第二次世界大戦が終結した1945年。それまで航空機メーカーとして「ブレニム」や「ボーファイター」など数々の名機を輩出してきた「ブリストル・エアプレーン・カンパニー」の社主、ジョージ・スタンレー・ホワイト卿は、戦後の航空機生産縮小で余剰となってしまった優秀なスタッフたちに職務を用意するために、高級乗用車の生産に乗り出すことを決意。その本拠でもあるブリストル市近郊の田舎町フィルトンに、新たに「ブリストル・カーズ」社として分社を果たした。

創成期のブリストルは、当時最高の技術者のひとりであるフリッツ・フィードラー技師をドイツから英国に招聘し、技術部門の長に据えた。彼が戦前のBMWで育んだテクノロジーに、ブリストル持ち前の航空機基準を融合することで得られた高度に緻密なつくりに、英国製高級車の伝統を体現したインテリアを両立するなど、独特の魅力を湛えている。

その反面、土着性がきわめて高く、イギリスおよび旧英連邦以外の国では車名さえあまり知られていないのが実情ながら、それでも「コニサー(通人)」のためだけにクルマを創るという稀有な姿勢から、自動車メーカーとしては休眠状態にある現在でもなお、クラシックカーの世界では独自のポジションを築いているのだ。

故・川上 完さんのブリストル406が、すべてのはじまりだった

いっぽうの「ブリストル研究所」のはじまりは、ワクイミュージアム館長だった時代の涌井氏が、2014年に惜しまれつつ逝去した自動車評論家、故・川上 完さんのご遺族からの依頼により、彼が長年愛用してきた「ブリストル406」をお預かりしたことまで遡る。

当初はワクイミュージアムの販売部門「ワクイミュージアム・ヘリテージ」にて、ロールス・ロイス/ベントレーたちとともに並べて展示し、完さんの歴史を引き継いでくれる新たなオーナーを探すはずだった。ところが、涌井氏いわく「趣味のいい一流のスポーティなクルマ。走りっぷりとクオリティの高さでは、世界が名車と称える“ベントレー Rタイプ・コンチネンタル”にも匹敵する」というブリストル406にどんどん惹かれてしまい、いつしか自らのコレクションに加えつつ探求してゆくことを決意する。

そこで涌井氏は、かつてロールス・ロイス/ベントレーに出会ったころと同じように入手可能な限りの文献を集めつつ、まずは個人的な研究としてスタートした。そしてそれらの文献から、ブリストル創業当時の関係者の思いを知ったうえで、あらためて自身のものとなったブリストル406を観察してみると、本で読んだ作り手の哲学がクルマに見事なかたちで反映されているさまを確認。ブリストルの深遠な世界に、さらにのめり込むようになってゆく。

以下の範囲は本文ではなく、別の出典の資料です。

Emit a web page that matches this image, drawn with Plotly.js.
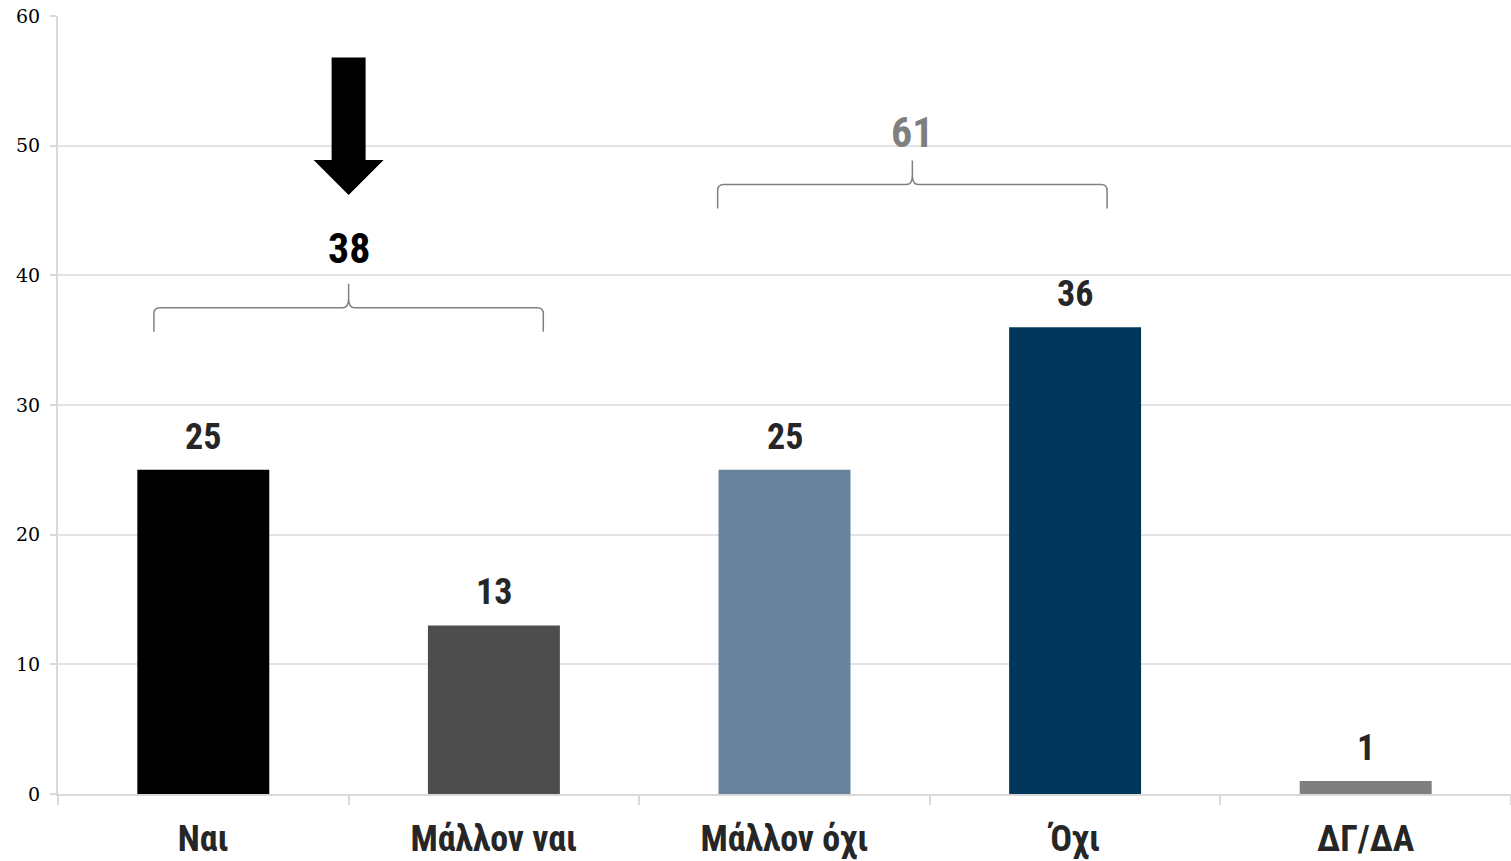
<!DOCTYPE html>
<html>
<head>
<meta charset="utf-8">
<script src="https://cdn.plot.ly/plotly-3.0.1.min.js"></script>
<style>
    html, body { margin: 0; padding: 0; background: #fff; }
    #chart { width: 1511px; height: 861px; }
</style>
</head>
<body>
<div id="chart"></div>
<script>
// answers and their share (%)
var categories = ["Ναι", "Μάλλον ναι", "Μάλλον όχι", "Όχι", "ΔΓ/ΔΑ"];
var values = [25, 13, 25, 36, 1];
var barColors = ["#000000", "#4d4d4d", "#67849c", "#003659", "#7f7f7f"];

// grouped totals shown over the braces
var groupTotals = [38, 61];
var groupColors = ["#000000", "#7f7f7f"];

var yTicks = [0, 10, 20, 30, 40, 50, 60];

var labelFont = "Liberation Sans Narrow, Arial Narrow, Roboto Condensed, Liberation Sans, sans-serif";

var W = 1511, H = 861;
var margin = { l: 58, r: 0, t: 16, b: 67 };
var plotW = W - margin.l - margin.r;
var plotH = H - margin.t - margin.b;
var yMax = 60;

// helpers: category index -> paper x, pixel offsets -> paper / data units
function catX(idx) { return (idx + 0.5) / categories.length; }
function pxX(px) { return px / plotW; }
function pxY(px) { return px * yMax / plotH; }

// brace geometry (per group, in category units / data units)
var braceLeft = [-0.17, 1.77];
var braceRight = [1.17, 3.11];
var braceY = [37.5, 47.0];
var totalY = [42.1, 51.0];

function bracePath(g) {
    let x0 = catX(braceLeft[g]);
    let x1 = catX(braceRight[g]);
    let xm = (x0 + x1) / 2;
    let y = braceY[g];
    let yEnd = y - pxY(24);
    let yTip = y + pxY(24);
    let r = pxX(6), ry = pxY(6), tipR = pxY(9);
    return "M " + x0 + "," + yEnd +
        " L " + x0 + "," + (y - ry) +
        " Q " + x0 + "," + y + " " + (x0 + r) + "," + y +
        " L " + (xm - r) + "," + y +
        " Q " + xm + "," + y + " " + xm + "," + (y + tipR) +
        " L " + xm + "," + yTip +
        " L " + xm + "," + (y + tipR) +
        " Q " + xm + "," + y + " " + (xm + r) + "," + y +
        " L " + (x1 - r) + "," + y +
        " Q " + x1 + "," + y + " " + x1 + "," + (y - ry) +
        " L " + x1 + "," + yEnd;
}

function arrowPath() {
    let xc = catX(0.5);
    let sw = pxX(17), hw = pxX(35);
    let yTop = 56.8, yBase = 48.9, yTip = 46.2;
    return "M " + (xc - sw) + "," + yTop +
        " L " + (xc + sw) + "," + yTop +
        " L " + (xc + sw) + "," + yBase +
        " L " + (xc + hw) + "," + yBase +
        " L " + xc + "," + yTip +
        " L " + (xc - hw) + "," + yBase +
        " L " + (xc - sw) + "," + yBase + " Z";
}

var bars = {
    type: "bar",
    x: categories,
    y: values,
    marker: { color: barColors },
    hoverinfo: "x+y",
};

var annotations = [];
for (let i = 0; i < categories.length; i++) {
    annotations.push({
        x: categories[i], y: values[i],
        xref: "x", yref: "y",
        text: String(values[i]),
        showarrow: false,
        xanchor: "center",
        yanchor: "bottom",
        yshift: 10,
        font: { family: labelFont, size: 36, color: "#262626", weight: 700 },
    });
}
for (let g = 0; g < groupTotals.length; g++) {
    annotations.push({
        x: catX((braceLeft[g] + braceRight[g]) / 2), y: totalY[g],
        xref: "paper", yref: "y",
        text: String(groupTotals[g]),
        showarrow: false,
        xanchor: "center",
        yanchor: "middle",
        font: { family: labelFont, size: 42, color: groupColors[g], weight: 700 },
    });
}

var shapes = [];
for (let g = 0; g < groupTotals.length; g++) {
    shapes.push({
        type: "path", xref: "paper", yref: "y",
        path: bracePath(g),
        line: { color: "#808080", width: 1.5 },
    });
}
shapes.push({
    type: "path", xref: "paper", yref: "y",
    path: arrowPath(),
    fillcolor: "#000000",
    line: { width: 0 },
});

var layout = {
    width: W,
    height: H,
    margin: margin,
    paper_bgcolor: "#ffffff",
    plot_bgcolor: "#ffffff",
    showlegend: false,
    bargap: 0.546,
    xaxis: {
        type: "category",
        tickson: "boundaries",
        ticks: "outside",
        ticklen: 9,
        tickwidth: 2,
        tickcolor: "#d9d9d9",
        showline: true,
        linecolor: "#d9d9d9",
        linewidth: 2,
        showgrid: false,
        tickfont: { family: labelFont, size: 36, color: "#262626", weight: 700 },
        ticklabelstandoff: 12,
    },
    yaxis: {
        range: [0, yMax],
        tickvals: yTicks,
        ticks: "outside",
        ticklen: 6,
        tickwidth: 2,
        tickcolor: "#d9d9d9",
        showline: true,
        linecolor: "#d9d9d9",
        linewidth: 2,
        showgrid: true,
        gridcolor: "#e3e3e3",
        gridwidth: 2,
        zeroline: false,
        tickfont: { family: "DejaVu Serif, serif", size: 19, color: "#000000" },
        ticklabelstandoff: 6,
    },
    annotations: annotations,
    shapes: shapes,
};

Plotly.newPlot("chart", [bars], layout, { displayModeBar: false, staticPlot: true });
</script>
</body>
</html>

ロールス・ロイス/ベントレーのオーソリティがブリストルの研究に注力

くわえて、1980年代末に創業し、2008年には「ワクイミュージアム」も開設した一連の事業を某大企業グループに譲渡し、身軽な立場となったことから心機一転。新しいチャレンジとして、ついにブリストルに注力することにした。

そこで、元「完さん」の406に追加するかたちで、以前から日本国内にひっそり生息していたという「401」を入手したほか、それまで世界唯一のブリストル専門ディーラーだった英国「SLJハケット」社と代理店契約を締結。そのショップからもう1台の406と、これまで日本上陸を果たしたことのなかったV8モデル「410」、そしてブリストルの第1作である「400」を新たに英国から輸入し、顧客に販売することにした。

さらには、ブリストルに関するもので英語表記ではない文献は、われわれの知る限りでは皆無だったこと、ワクイミュージアム時代にも、ロールス・ロイスおよびベントレーの歴史書を上梓した経験もあることから、「本がないなら作ってしまおう」と、ブリストルに関する歴史書も自費出版することになった。

そして、その本の製作のために日本国内のブリストル車の生息状況を調べてみると、やはり国内にはわれわれが把握しているもの以外には、数台程度しか存在しないことが判明。素晴らしい資質を持ちながら、やはり日本ではあまり知られていないブリストルを、わずかばかりでもお伝えしてゆきたいという思いを新たにすることになったのである。